Tahan Amarah yang Mudharat Itu

Selamat malam! Di luar sedang hujan. Allahuma Shayyiban Naafi'a, semoga hujan ini membawa berkah bagi kita umat Islam, aamiin. Minggu-minggu menjelang deadline pengumpulan draft skripsi di mana saya seharusnya panik. Ya, seharusnya. Hari dimulai dengan skripsi, guling-guling di kamar, dan beres-beres kamar tiada akhir. Saya harus keluar rumah minimal sehari sekali untuk memastikan saya masih hidup dan orang lain masih bisa melihat saya. 
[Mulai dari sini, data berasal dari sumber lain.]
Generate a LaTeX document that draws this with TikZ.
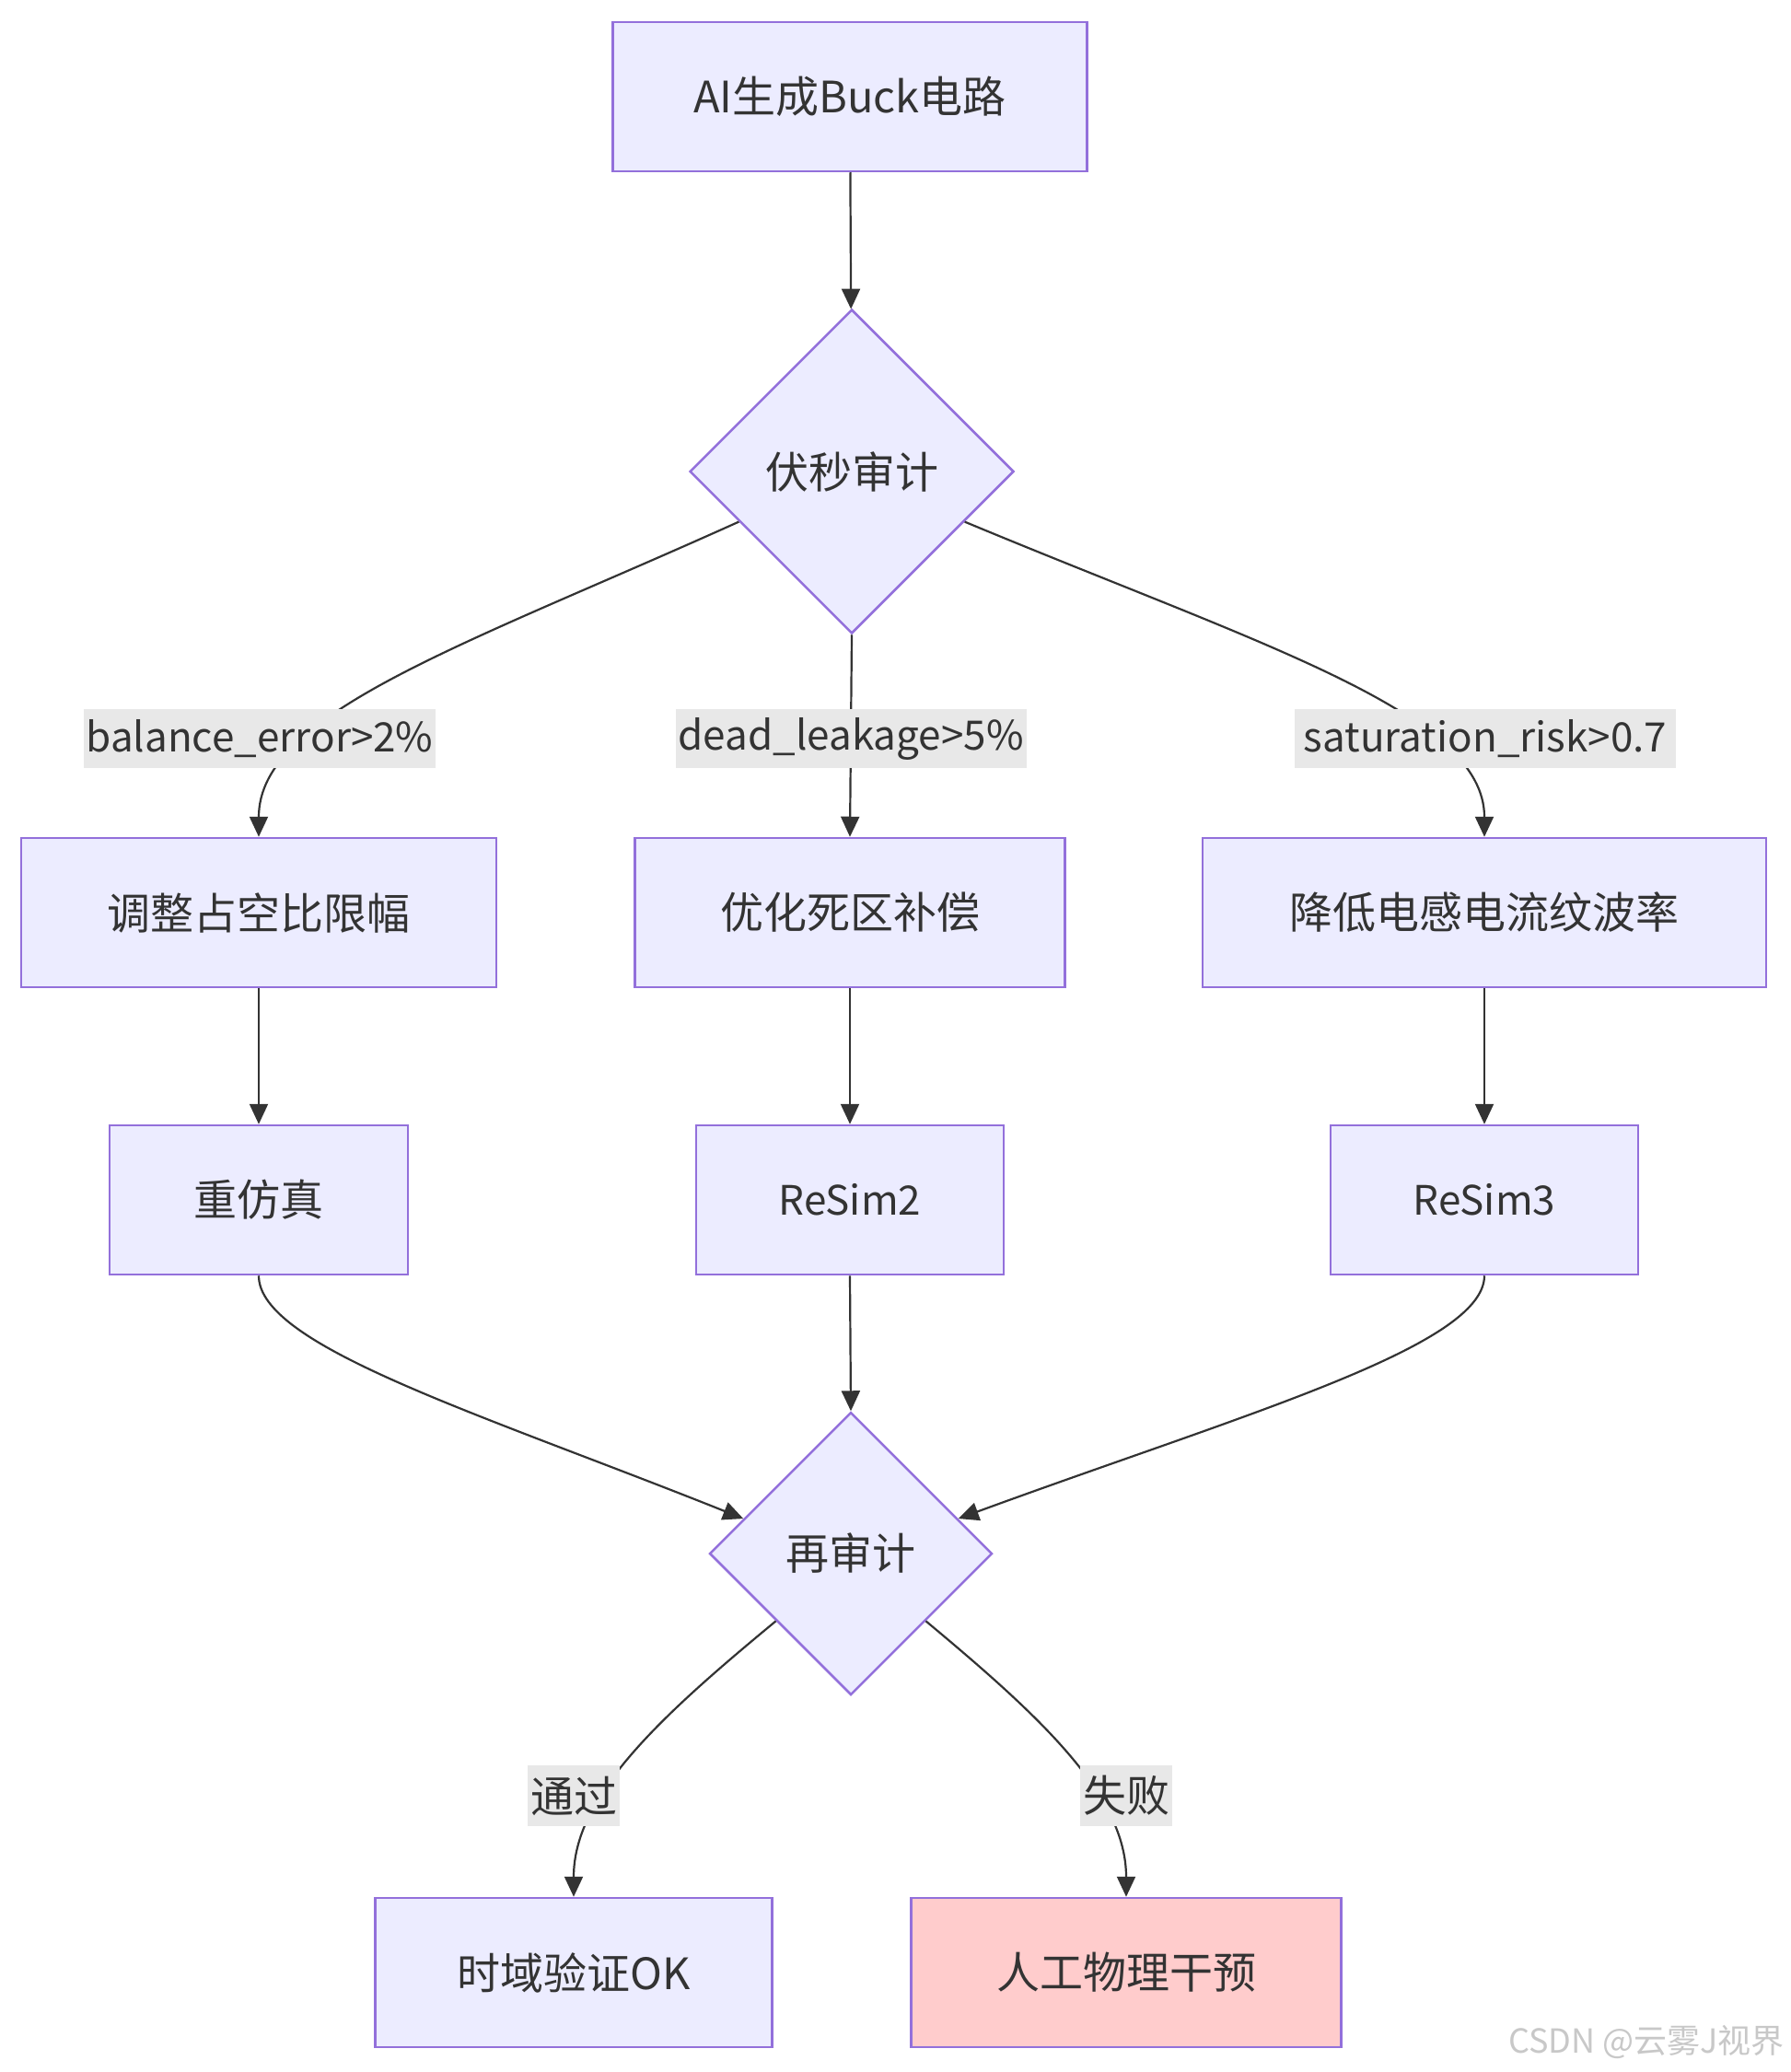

Sore itu damai diwarnai dengan langit yang kelabu dan angin mengirim sinyal akan menurunkan berkahNya berupa hujan. Saya pulang menuju kos Muslim dan Muslimah, asik, di Condong Catur agak tepatnya. Musibah memang tidak kenal waktu, tidak peduli kapan dan di mana, tidak peduli cepat ataupun sebentar, siapa dan atau siapa saja bisa menyebabkan musibah itu terjadi. Saya mengendarai motor dengan santai kecepatan tidak sampai 15km/jam. Kalau kata salah seorang teman saya, "kamu sombong sih, karena selalu gak pernah jatuh dari motor". Yaa, mungkin ada benarnya kalimat teman saya itu. Saya terlalu santai di atas motor sehingga sedikit lengah dan lalai dalam memperhatikan jalan yang berakibat fatal. Mobil city car berwarna putih yang tadinya terparkir di kiri jalan ternyata bergerak maju, saya diklakson dan kaget dan banting motor ke kanan, tapi ternyata si empunya mobil tidak menghentikkan laju kendaraannya paska meng-klakson saya. Berakhirlah saya menabrak tanaman dan tembok orang dan jatuh ke arah kiri mengenai bemper kiri pojok si mobil. Shock. Itu hal pertama yang dirasakan anak gadis ini, di saat saya mengendarai motor jauh antar kota dengan kecepatan anak laki-laki, tidak sedikit juga menabrak apalagi sampai jatuh. 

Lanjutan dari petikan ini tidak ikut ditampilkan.